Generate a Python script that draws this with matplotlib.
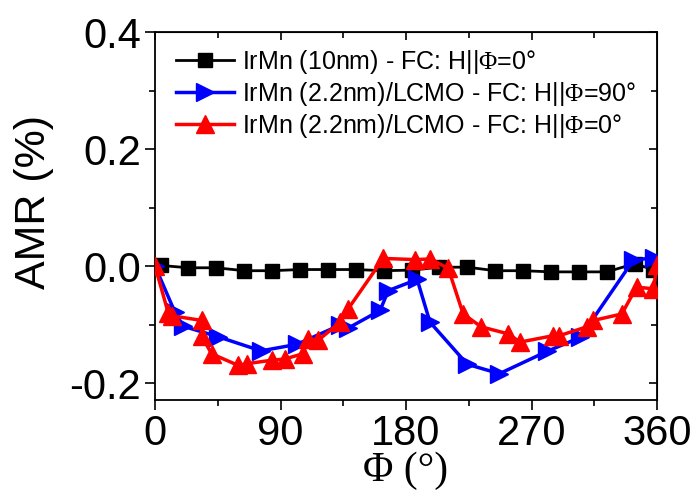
import matplotlib
matplotlib.use("Agg")
import matplotlib.pyplot as plt
from matplotlib.ticker import MultipleLocator, FixedLocator, FixedFormatter

plt.rcParams['font.family'] = ['Liberation Sans', 'DejaVu Sans']
plt.rcParams['mathtext.fontset'] = 'custom'
plt.rcParams['mathtext.rm'] = 'Liberation Serif'
plt.rcParams['axes.unicode_minus'] = False

# Data
black_x = [4, 24, 44, 64, 84, 104, 124, 144, 164, 184, 204, 224, 244, 264, 284, 304, 324, 344, 357]
black_y = [0.001, -0.003, -0.003, -0.008, -0.008, -0.006, -0.006, -0.006, -0.008, -0.007,
           -0.002, -0.002, -0.008, -0.008, -0.010, -0.010, -0.010, 0.004, -0.006]

blue_x = [0, 14.3, 20.3, 45.4, 76, 101.6, 132.7, 138.6, 161.4, 167.3, 188, 197.2, 224, 247, 281, 305, 343, 357.5]
blue_y = [0.0, -0.079, -0.103, -0.121, -0.145, -0.134, -0.101, -0.106, -0.076, -0.042,
          -0.023, -0.096, -0.168, -0.184, -0.146, -0.122, 0.010, 0.014]

red_x = [0, 9.6, 12, 33.5, 33.5, 40.6, 59.8, 65.7, 83.7, 93, 106, 110, 117, 132.7, 138.6, 163.7,
         186.5, 197.5, 210.3, 221, 234, 253.4, 261.8, 285.7, 290, 309.6, 314.4, 334.7, 345.4, 357.4, 360]
red_y = [0.0, -0.081, -0.085, -0.093, -0.120, -0.150, -0.170, -0.167, -0.161, -0.159, -0.150, -0.124,
         -0.127, -0.096, -0.073, 0.013, 0.011, 0.012, -0.004, -0.082, -0.104, -0.116, -0.130, -0.119,
         -0.119, -0.104, -0.093, -0.082, -0.036, -0.039, 0.001]

labels = ['IrMn (10nm) - FC: H||$\\mathrm{\\Phi}$=0°',
          'IrMn (2.2nm)/LCMO - FC: H||$\\mathrm{\\Phi}$=90°',
          'IrMn (2.2nm)/LCMO - FC: H||$\\mathrm{\\Phi}$=0°']

xticks = [0, 90, 180, 270, 360]
yticks = [-0.2, 0.0, 0.2, 0.4]
ytick_labels = ['-0.2', '0.0', '0.2', '0.4']

fig = plt.figure(figsize=(6.97, 4.99), dpi=100)
ax = fig.add_axes([155/697, 1-400/499, (657-155)/697, (400-32)/499])

ax.plot(black_x, black_y, '-', color='black', lw=2, marker='s', ms=9.5, label=labels[0], zorder=3)
ax.plot(blue_x, blue_y, '-', color='#0000ff', lw=2.5, marker='>', ms=12.5, label=labels[1], zorder=4)
ax.plot(red_x, red_y, '-', color='#ff0000', lw=2.5, marker='^', ms=12.5, label=labels[2], zorder=5)

ax.set_xlim(0, 360)
ax.set_ylim(-0.229, 0.4)
ax.xaxis.set_major_locator(FixedLocator(xticks))
ax.xaxis.set_minor_locator(MultipleLocator(45))
ax.yaxis.set_major_locator(FixedLocator(yticks))
ax.yaxis.set_major_formatter(FixedFormatter(ytick_labels))
ax.yaxis.set_minor_locator(MultipleLocator(0.1))

ax.tick_params(axis='both', which='major', labelsize=30, length=7, width=1.2, direction='out', pad=3)
ax.tick_params(axis='both', which='minor', length=4, width=1.2, direction='out')
for s in ax.spines.values():
    s.set_linewidth(1.3)

# mirrored ticks (inward) on top and right
axt = ax.secondary_xaxis('top')
axt.xaxis.set_major_locator(FixedLocator(xticks))
axt.xaxis.set_minor_locator(MultipleLocator(45))
axt.tick_params(which='major', direction='in', length=6, width=1.2, labeltop=False)
axt.tick_params(which='minor', direction='in', length=4, width=1.2)
axr = ax.secondary_yaxis('right')
axr.yaxis.set_major_locator(FixedLocator(yticks))
axr.yaxis.set_minor_locator(MultipleLocator(0.1))
axr.tick_params(which='major', direction='in', length=6, width=1.2, labelright=False)
axr.tick_params(which='minor', direction='in', length=4, width=1.2)

ax.set_ylabel('AMR (%)', fontsize=31)
ax.yaxis.set_label_coords((54-155)/502, (400-202)/368)
ax.set_xlabel('Φ (°)', fontsize=30, family=['Liberation Serif', 'DejaVu Serif'])
ax.xaxis.set_label_coords(0.5, (400-452)/368)

leg = ax.legend(loc='upper left', bbox_to_anchor=((176-155)/502, (400-48)/368), frameon=False,
                fontsize=18, handlelength=2.3, handletextpad=0.35, labelspacing=0.16,
                borderaxespad=0, borderpad=0)

fig.savefig('out.png', dpi=100)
******************************
Goal — Copy the material shown above in full and exactly. Skip the pictures.

Response to the task —
Generate a Python script that draws this with matplotlib.
import matplotlib
matplotlib.use("Agg")
import matplotlib.pyplot as plt
from matplotlib.ticker import MultipleLocator, FixedLocator, FixedFormatter

plt.rcParams['font.family'] = ['Liberation Sans', 'DejaVu Sans']
plt.rcParams['mathtext.fontset'] = 'custom'
plt.rcParams['mathtext.rm'] = 'Liberation Serif'
plt.rcParams['axes.unicode_minus'] = False

# Data
black_x = [4, 24, 44, 64, 84, 104, 124, 144, 164, 184, 204, 224, 244, 264, 284, 304, 324, 344, 357]
black_y = [0.001, -0.003, -0.003, -0.008, -0.008, -0.006, -0.006, -0.006, -0.008, -0.007,
           -0.002, -0.002, -0.008, -0.008, -0.010, -0.010, -0.010, 0.004, -0.006]

blue_x = [0, 14.3, 20.3, 45.4, 76, 101.6, 132.7, 138.6, 161.4, 167.3, 188, 197.2, 224, 247, 281, 305, 343, 357.5]
blue_y = [0.0, -0.079, -0.103, -0.121, -0.145, -0.134, -0.101, -0.106, -0.076, -0.042,
          -0.023, -0.096, -0.168, -0.184, -0.146, -0.122, 0.010, 0.014]

red_x = [0, 9.6, 12, 33.5, 33.5, 40.6, 59.8, 65.7, 83.7, 93, 106, 110, 117, 132.7, 138.6, 163.7,
         186.5, 197.5, 210.3, 221, 234, 253.4, 261.8, 285.7, 290, 309.6, 314.4, 334.7, 345.4, 357.4, 360]
red_y = [0.0, -0.081, -0.085, -0.093, -0.120, -0.150, -0.170, -0.167, -0.161, -0.159, -0.150, -0.124,
         -0.127, -0.096, -0.073, 0.013, 0.011, 0.012, -0.004, -0.082, -0.104, -0.116, -0.130, -0.119,
         -0.119, -0.104, -0.093, -0.082, -0.036, -0.039, 0.001]

labels = ['IrMn (10nm) - FC: H||$\\mathrm{\\Phi}$=0°',
          'IrMn (2.2nm)/LCMO - FC: H||$\\mathrm{\\Phi}$=90°',
          'IrMn (2.2nm)/LCMO - FC: H||$\\mathrm{\\Phi}$=0°']

xticks = [0, 90, 180, 270, 360]
yticks = [-0.2, 0.0, 0.2, 0.4]
ytick_labels = ['-0.2', '0.0', '0.2', '0.4']

fig = plt.figure(figsize=(6.97, 4.99), dpi=100)
ax = fig.add_axes([155/697, 1-400/499, (657-155)/697, (400-32)/499])

ax.plot(black_x, black_y, '-', color='black', lw=2, marker='s', ms=9.5, label=labels[0], zorder=3)
ax.plot(blue_x, blue_y, '-', color='#0000ff', lw=2.5, marker='>', ms=12.5, label=labels[1], zorder=4)
ax.plot(red_x, red_y, '-', color='#ff0000', lw=2.5, marker='^', ms=12.5, label=labels[2], zorder=5)

ax.set_xlim(0, 360)
ax.set_ylim(-0.229, 0.4)
ax.xaxis.set_major_locator(FixedLocator(xticks))
ax.xaxis.set_minor_locator(MultipleLocator(45))
ax.yaxis.set_major_locator(FixedLocator(yticks))
ax.yaxis.set_major_formatter(FixedFormatter(ytick_labels))
ax.yaxis.set_minor_locator(MultipleLocator(0.1))

ax.tick_params(axis='both', which='major', labelsize=30, length=7, width=1.2, direction='out', pad=3)
ax.tick_params(axis='both', which='minor', length=4, width=1.2, direction='out')
for s in ax.spines.values():
    s.set_linewidth(1.3)

# mirrored ticks (inward) on top and right
axt = ax.secondary_xaxis('top')
axt.xaxis.set_major_locator(FixedLocator(xticks))
axt.xaxis.set_minor_locator(MultipleLocator(45))
axt.tick_params(which='major', direction='in', length=6, width=1.2, labeltop=False)
axt.tick_params(which='minor', direction='in', length=4, width=1.2)
axr = ax.secondary_yaxis('right')
axr.yaxis.set_major_locator(FixedLocator(yticks))
axr.yaxis.set_minor_locator(MultipleLocator(0.1))
axr.tick_params(which='major', direction='in', length=6, width=1.2, labelright=False)
axr.tick_params(which='minor', direction='in', length=4, width=1.2)

ax.set_ylabel('AMR (%)', fontsize=31)
ax.yaxis.set_label_coords((54-155)/502, (400-202)/368)
ax.set_xlabel('Φ (°)', fontsize=30, family=['Liberation Serif', 'DejaVu Serif'])
ax.xaxis.set_label_coords(0.5, (400-452)/368)

leg = ax.legend(loc='upper left', bbox_to_anchor=((176-155)/502, (400-48)/368), frameon=False,
                fontsize=18, handlelength=2.3, handletextpad=0.35, labelspacing=0.16,
                borderaxespad=0, borderpad=0)

fig.savefig('out.png', dpi=100)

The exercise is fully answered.